TASK DATA:
◆ ◆ ◆ ◆ ◆ ◆ ◆

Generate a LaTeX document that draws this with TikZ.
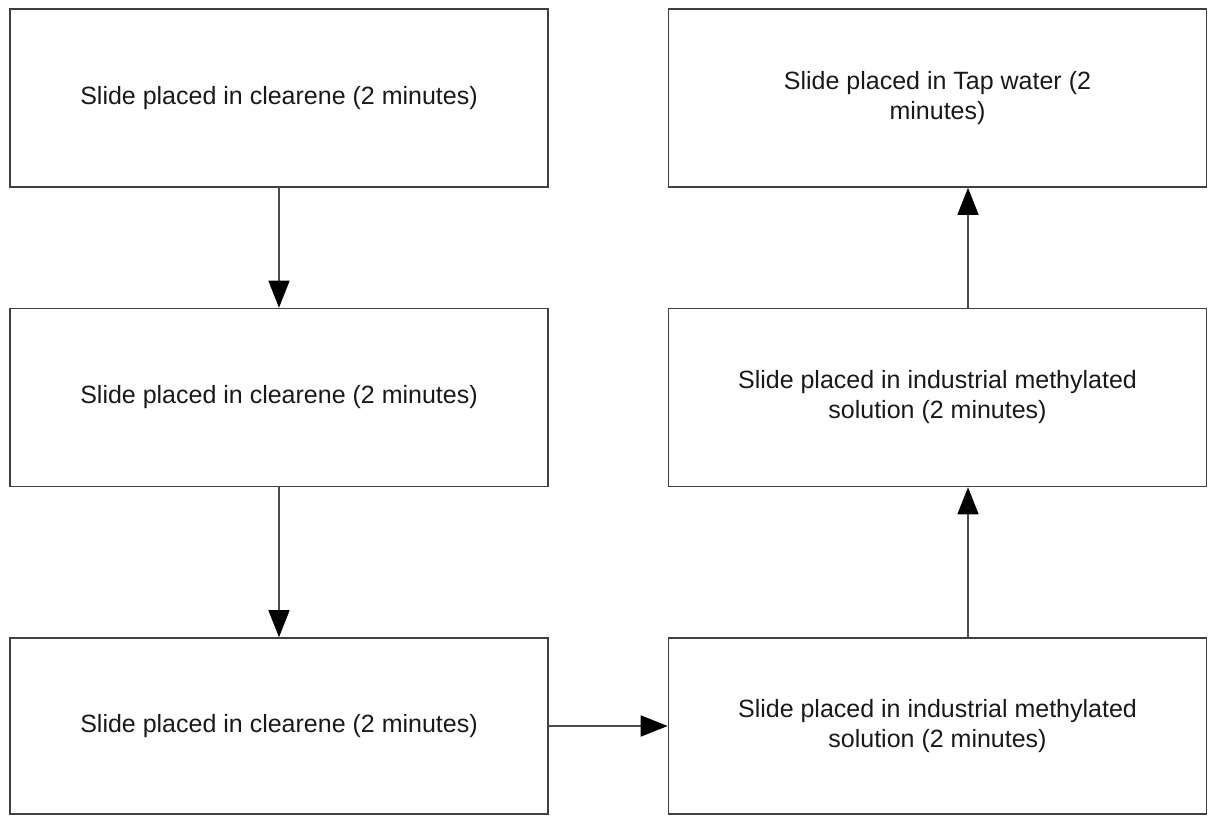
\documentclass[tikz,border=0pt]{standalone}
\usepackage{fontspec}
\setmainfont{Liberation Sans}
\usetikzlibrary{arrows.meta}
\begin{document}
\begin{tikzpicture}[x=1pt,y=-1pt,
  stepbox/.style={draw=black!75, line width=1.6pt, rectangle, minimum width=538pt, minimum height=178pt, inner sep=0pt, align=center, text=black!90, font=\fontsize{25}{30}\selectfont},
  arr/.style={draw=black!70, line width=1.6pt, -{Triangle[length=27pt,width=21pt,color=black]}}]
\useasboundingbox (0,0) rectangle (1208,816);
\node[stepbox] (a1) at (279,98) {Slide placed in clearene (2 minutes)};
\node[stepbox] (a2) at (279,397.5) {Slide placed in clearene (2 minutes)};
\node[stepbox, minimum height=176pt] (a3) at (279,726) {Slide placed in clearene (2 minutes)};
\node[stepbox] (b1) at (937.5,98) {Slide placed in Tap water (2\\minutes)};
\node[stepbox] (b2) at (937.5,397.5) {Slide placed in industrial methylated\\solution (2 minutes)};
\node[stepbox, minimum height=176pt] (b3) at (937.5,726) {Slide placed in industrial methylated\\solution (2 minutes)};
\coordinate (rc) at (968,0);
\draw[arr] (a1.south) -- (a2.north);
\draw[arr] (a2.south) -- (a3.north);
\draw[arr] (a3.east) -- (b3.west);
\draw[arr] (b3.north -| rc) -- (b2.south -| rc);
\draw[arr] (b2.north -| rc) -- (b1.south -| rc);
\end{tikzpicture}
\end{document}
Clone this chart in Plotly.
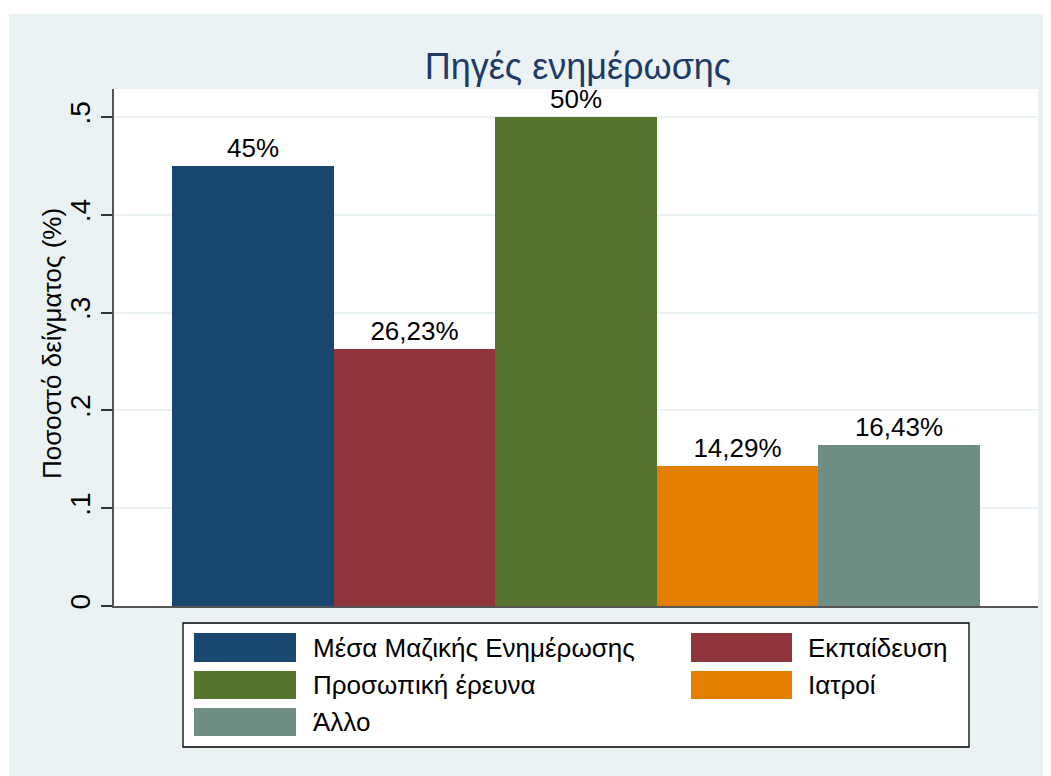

◆ ◆ ◆ ◆ ◆ ◆ ◆

WHAT IS BEING ASKED:
Your task is to copy the entries in full and exactly, without any images.

RESULT:
Generate a LaTeX document that draws this with TikZ.
\documentclass[tikz,border=0pt]{standalone}
\usepackage{fontspec}
\setmainfont{Liberation Sans}
\usetikzlibrary{arrows.meta}
\begin{document}
\begin{tikzpicture}[x=1pt,y=-1pt,
  stepbox/.style={draw=black!75, line width=1.6pt, rectangle, minimum width=538pt, minimum height=178pt, inner sep=0pt, align=center, text=black!90, font=\fontsize{25}{30}\selectfont},
  arr/.style={draw=black!70, line width=1.6pt, -{Triangle[length=27pt,width=21pt,color=black]}}]
\useasboundingbox (0,0) rectangle (1208,816);
\node[stepbox] (a1) at (279,98) {Slide placed in clearene (2 minutes)};
\node[stepbox] (a2) at (279,397.5) {Slide placed in clearene (2 minutes)};
\node[stepbox, minimum height=176pt] (a3) at (279,726) {Slide placed in clearene (2 minutes)};
\node[stepbox] (b1) at (937.5,98) {Slide placed in Tap water (2\\minutes)};
\node[stepbox] (b2) at (937.5,397.5) {Slide placed in industrial methylated\\solution (2 minutes)};
\node[stepbox, minimum height=176pt] (b3) at (937.5,726) {Slide placed in industrial methylated\\solution (2 minutes)};
\coordinate (rc) at (968,0);
\draw[arr] (a1.south) -- (a2.north);
\draw[arr] (a2.south) -- (a3.north);
\draw[arr] (a3.east) -- (b3.west);
\draw[arr] (b3.north -| rc) -- (b2.south -| rc);
\draw[arr] (b2.north -| rc) -- (b1.south -| rc);
\end{tikzpicture}
\end{document}
Clone this chart in Plotly.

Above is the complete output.